Трамвайщики, работавшие у Мэрфи, вступили в «Союз транспортных рабочих» Ларкина. Взбешенный Мэрфи уволил 200 человек, а от остальных потребовал подписки в том, что они не будут принадлежать к этому «Союзу». В ответ все трамвайщики забастовали. Их поддержали другие транспортники. Классовый конфликт сразу принял очень острый характер. 30 августа стачечники устроили большой митинг, который, начавшись в закрытом помещении, закончился на площади Иден Кэ. На митинге выступали Ларкин и еще несколько профсоюзных вождей Дублина. Как всегда на ирландских собраниях, тут было много шума, много возбуждения, много сильных слов, но в общем все шло нормально. Никаких нарушений «общественного порядка» не было. Вдруг налетела полиция и пустила в ход свои резиновые дубинки. Двое рабочих были убиты, свыше 400 ранены. «Зачинщики» с Ларкиным во главе были арестованы и посажены под замок. Негодованию масс не было предела. На следующий день, 31 августа, вопреки запрещению властей на О'Коннель-стрит состоялся новый массовый митинг. Полиция опять напала на рабочих и разогнала собрание.
Все эти события вызвали бурю не только в Ирландии, но и в Англии. Даже представители лондонской буржуазии находили, что дублинские администраторы «перестарались». В рабочей же среде распространились чувства негодования и протеста. Конгресс, открывшийся 1 сентября, был взволнован и возмущен вестями из Ирландии. Как отрицательно ни относились тред-юнионистские вожди к Ларкину, но случай был из ряда вон выходящий и являлся опасным прецедентом для всего британского рабочего движения и целом. Поэтому уже в первый день заседаний сразу после приветствий вождь горняков Смайли потребовал немедленного обсуждения дублинских событий. Конгресс шумно поддержал его, и дебаты на эту тему действительно состоялись в тот же день. Они возобновились на следующий день, когда на конгресс прибыла специальная делегация из Дублина. На третий день принимались решения. Я с жадным любопытством следил за всеми перипетиями итого дела, и тут мне открылось многое из психологии, взглядов и методов руководящих кругов английского рабочего движения.
Первый порыв возмущения среди членов конгресса был очень силен. Прения носили чрезвычайно бурный характер. Говорило много ораторов, говорили резко, решительно, даже революционно. Вал оглашался то шумными рукоплесканиями, то громко выраженными, протестами.
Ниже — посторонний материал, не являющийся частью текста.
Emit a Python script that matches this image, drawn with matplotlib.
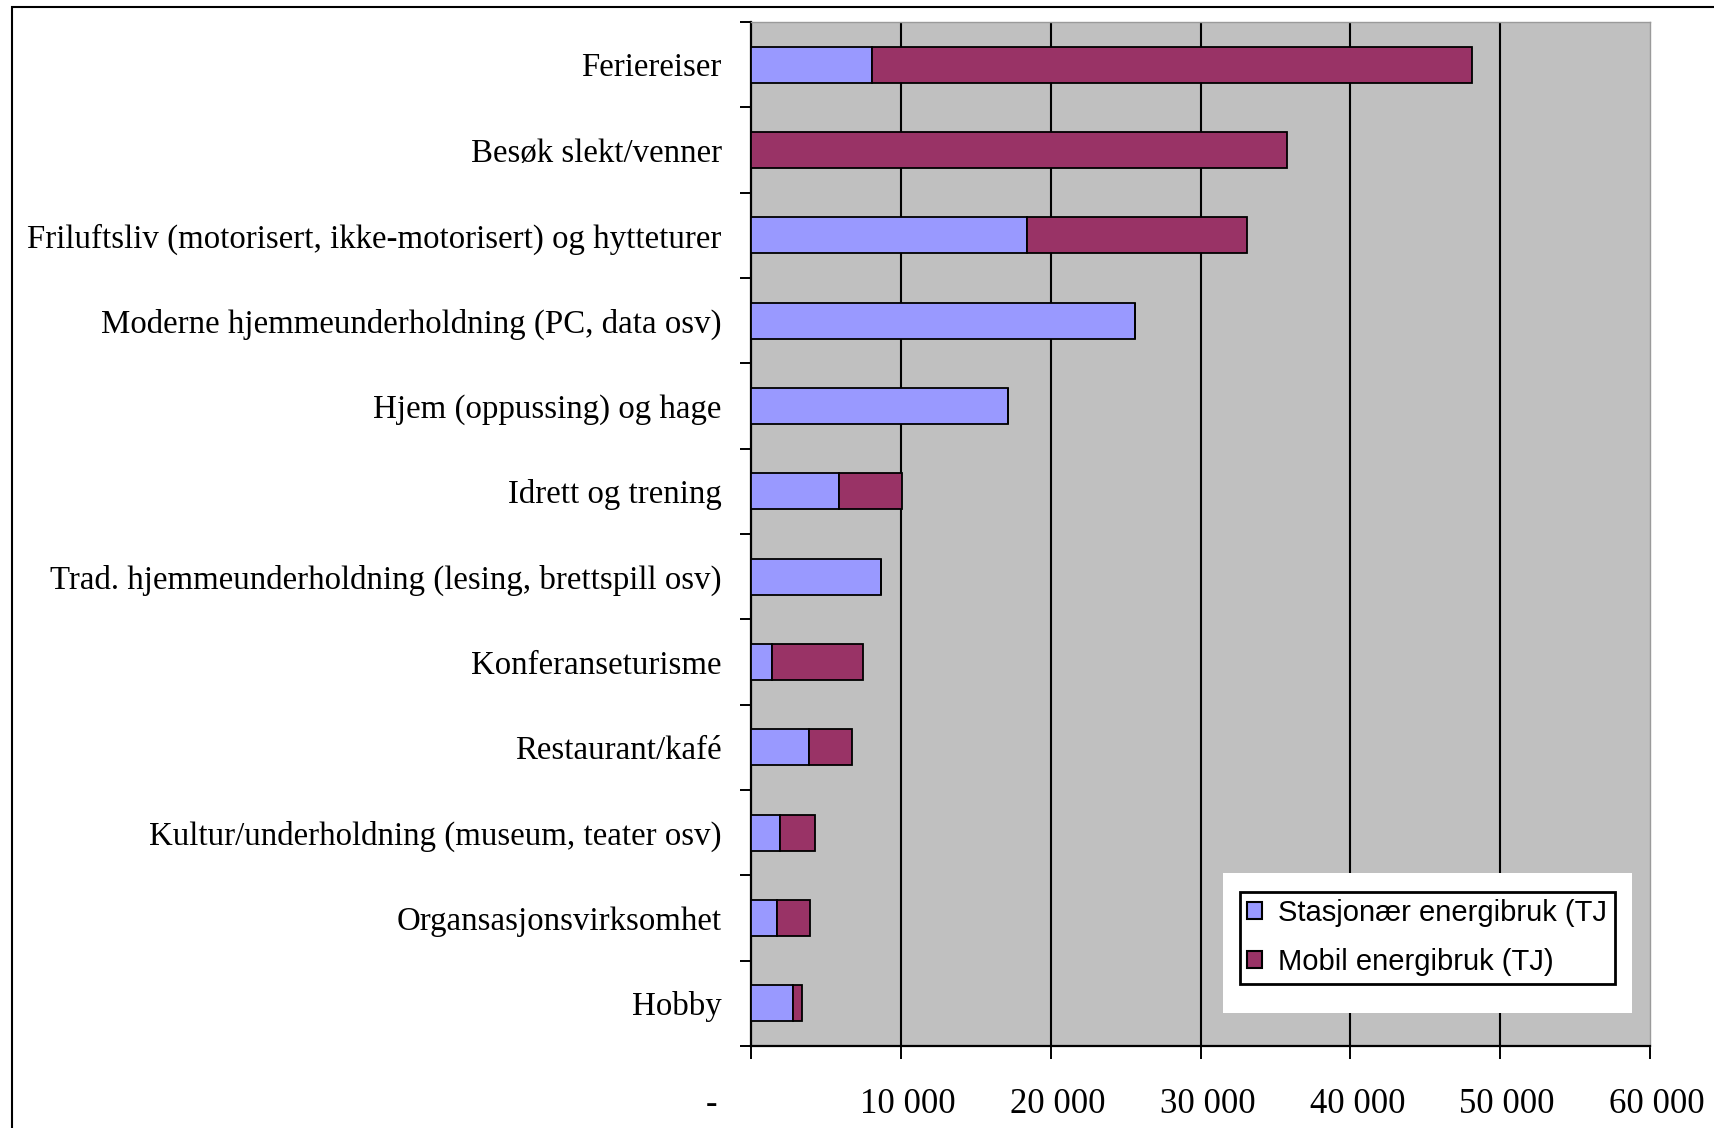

Был момент, когда между делегатами чуть не началась свалка. Все как будто кипело. Все как будто бы предвещало принятие очень грозного решения. А что произошло на самом деле? На самом деле произошло вот что: представитель ливерпульских докеров Д. Секстон — типичный профсоюзный оппортунист — внес резолюцию, в которой, выражая резкий протест против дублинских событий, требовал немедленного восстановления в Ирландии свободы собраний и строгого расследования поведения полиции. В обоснование своего предложения Секстон произнес длинную речь, построенную по принципу «с одной стороны нельзя не признаться, с другой стороны, нельзя не сознаться».
И резолюция, и речь Секстона подверглись суровой и заслуженной критике.
Вождь лондонских докеров известный Бен Тиллет, сыгравший огромную роль в создании движения чернорабочих в конце прошлого века, обрушился на правительство со всей силой своего мощного красноречия. Он даже сравнил его с русским царизмом. По тем временам это было тягчайшее оскорбление. Бен Тиллет при бурных криках аудитории открыто заявил, что в целях предупреждения повторения дублинских событий он требует для народа права хранения и пользования огнестрельным оружием.
Горячий, вдохновенный, с резкими жестами, с искрящимися глазами Бен Тиллет казался воплощением духа революции.
Затем выступили горняки Смайли и Стантон и в речах, призывавших народ отбросить всякую «респектабельность», предложили ответить на дублинскую бойню всеобщей стачкой.
На этом взлет «революционных» настроений конгресса кончился. И сразу же начался спад.
После вождей горняков выступил рабочий газовой промышленности Джонс и предложил немедленно перенести заседание конгресса из Манчестера в Дублин. Это явилось бы одновременно и формой протеста против действий ирландской полиции, и формой восстановления попранной ею свободы слова и собраний. Затем попросил слово углекоп Витерфольд и осторожно бросил мысль о том, что в сложившихся обстоятельствах, пожалуй, наиболее практическим выходом из положения было бы выделить из состава конгресса небольшую делегацию и отправить ее в Дублин для расследования на месте всех обстоятельств дела.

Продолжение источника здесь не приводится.